The World Bank's new Digital Development Partnership (DDP) helps operationalize the 2016 World Development Report on Digital Dividends and offers a platform for digital innovation and development financing. The DDP brings public and private sector partners together to catalyze support to developing countries in the articulation and implementation of digital development strategies and plans.
Digital technologies can help in addressing some of the toughest development challenges: providing access to information, overcoming remoteness, exclusion, and disconnects, and offering economic opportunity. World leaders, academics, the private sector, and development specialists agree on the tremendous potential of using digital technologies for development. The UN Sustainable Development Goals (SDGs) set the target to “significantly increase access to information and communications technology and strive to provide universal and affordable access to the internet in least developed countries by 2020” (SDG target 9.c). More generally, the ambition of many SDGs such as target 5.c will require innovative, inclusive, technology-based solutions. Numerous initiatives led by civil society and the private sector call for a better use of digital technologies to achieve a breakthrough on some of the most persistent development challenges.
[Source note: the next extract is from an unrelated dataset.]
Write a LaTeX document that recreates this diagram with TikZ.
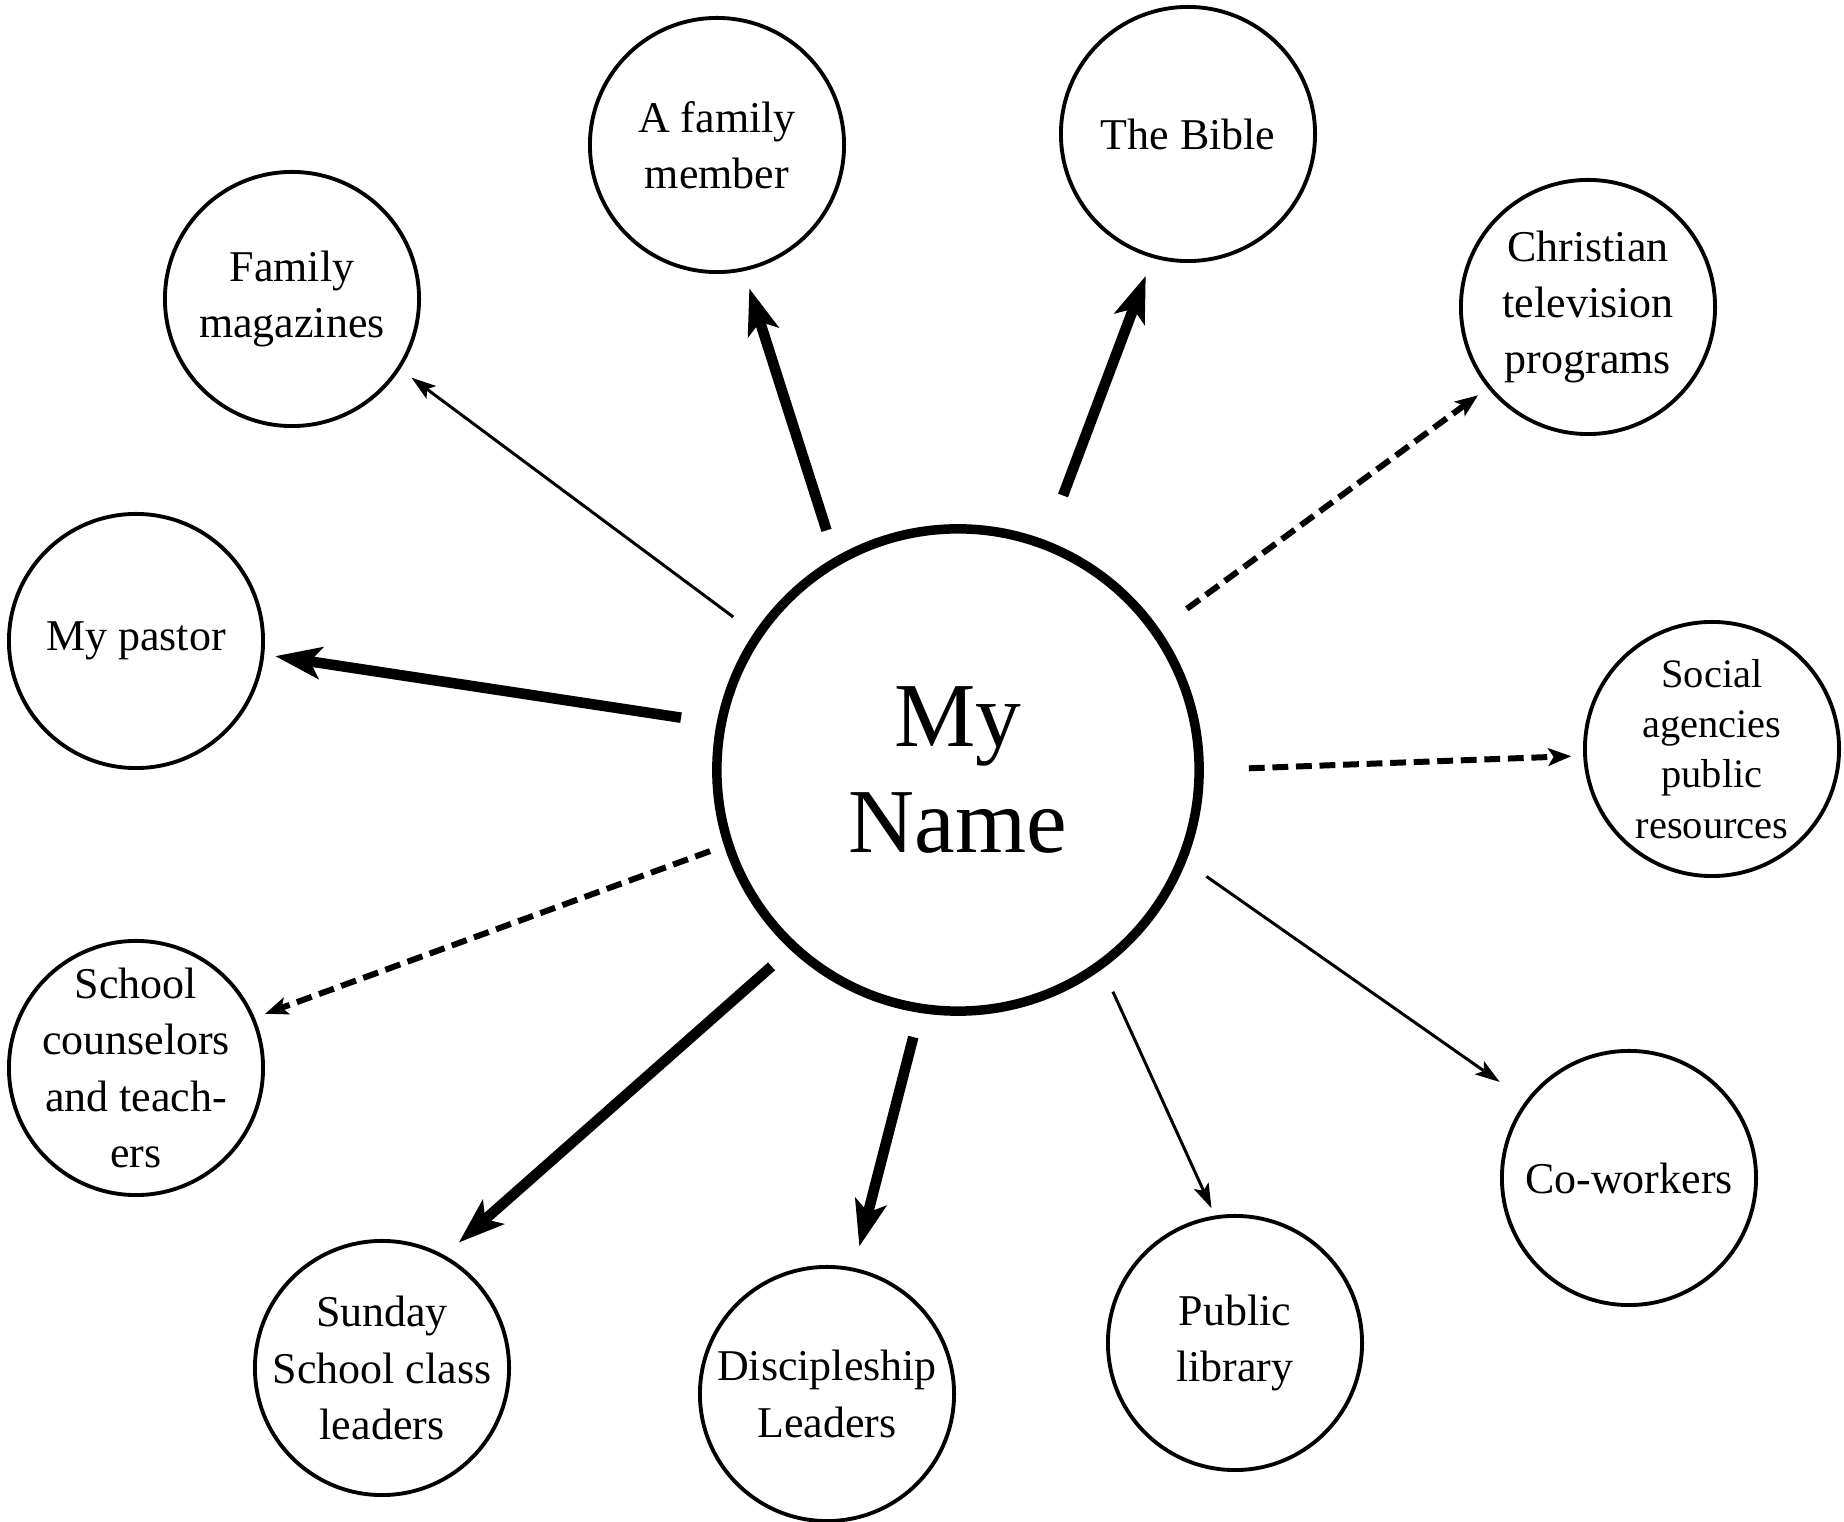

World Development Report 2016
The World Bank’s 2016 World Development Report on Digital Dividends (WDR 2016), published in January 2016, presents a balanced and nuanced analysis of the ‘Digital Dividends’ that developing countries can expect to reap. The report reviews the opportunities that digital technologies offer to developing countries, the risks that exist if the benefits of digital innovation accrue to those already better off, and the necessary complements (such as the country’s skills capacity, business environment, and governance) to ensure that digital development can work as a positive force for sustainable, inclusive development.
Digital Development Partnership
To help implement the SDGs and operationalize the WDR 2016, the World Bank has launched a Digital Development Partnership (DDP). This partnership makes digital solutions available to developing countries with an emphasis on the following areas:
The DDP has identified six priority work areas:
Data and Indicators
DDP scales up the use of data and indicators – including big data – to benchmark and advance the readiness of client countries to reap digital dividends. Toolkits combine information on the spread of digital technologies with an assessment of the regulatory environment. They inform all DDP reform priorities.
Digital Economy Enabling Environment
The convergence of ICT, media, and content technologies and platforms requires a regulatory framework in support of the digital economy. DDP funded activities seek to overhaul obsolete regulations, remove bottlenecks to the development of digital ecosystems, and foster competition. Issues of policy and regulation of the digital space to be addressed include: cloud services, local content creation, open data, consumer privacy and data protection, and, more generally, the interface between digital or ICT regulations and other sector regulations.
Cybersecurity concerns grow in parallel with the adoption of digital services and infrastructure. DDP will help advance the capacity of World Bank clients in the development of cybersecurity policies and standards, and support good practices in the use of cybersecurity tools, safeguards, and risk management instruments.
Internet Access for All
WDR 2016 argues that a new digital divide is emerging and constitutes one of the main hurdles to capturing digital dividends. DDP offers technical assistance to support client countries in enhancing their connectivity, covering matters of national policy and strategy, regulation and markets, technological standards, infrastructure sharing and development, spectrum management, taxation, gender aspects of connectivity, and regional ICT markets.
The WDR highlights the tremendous opportunities in using e-Government models to improve service delivery, foster transparency and efficiency in public administration, and empower all citizens and entrepreneurs. DDP supports client governments in the development of digital government infrastructure platforms and shared services. Work areas include digital government leadership, public sector IT architecture and governance, data and analytics platforms, and interoperability.
Mainstreaming Digital Services, Solutions, and Platforms
Digital delivery affects all fields of socio-economic activity. In the area of transport, for example, digital solutions can help increase efficiency, access, and reduce CO2 emissions. DDP fosters digital capabilities in a range of areas where collaboration with other World Bank Units, associations, firms, donors, and other partners can foster growth and inclusion. This implies jointly leveraging digital enablers such as Internet of Things, cloud computing, and mobile platforms and payment systems.
As digital progress is fast and primarily private sector driven, DDP draws on best practices from client countries and the private sector. To this end, DDP is bringing together traditional partners from the development community and leading global IT firms. Much of this digital development agenda is encouraged through loans and grants from the World Bank and other development partners.
Currently, DDP is in a partnership with Microsoft, GSMA, Finland, Japan, and Korea. DDP will further expand the partnership to catalyze multidonor funds to accelerate the engagement with country clients, roll out new approaches to ICT, and advance digital development.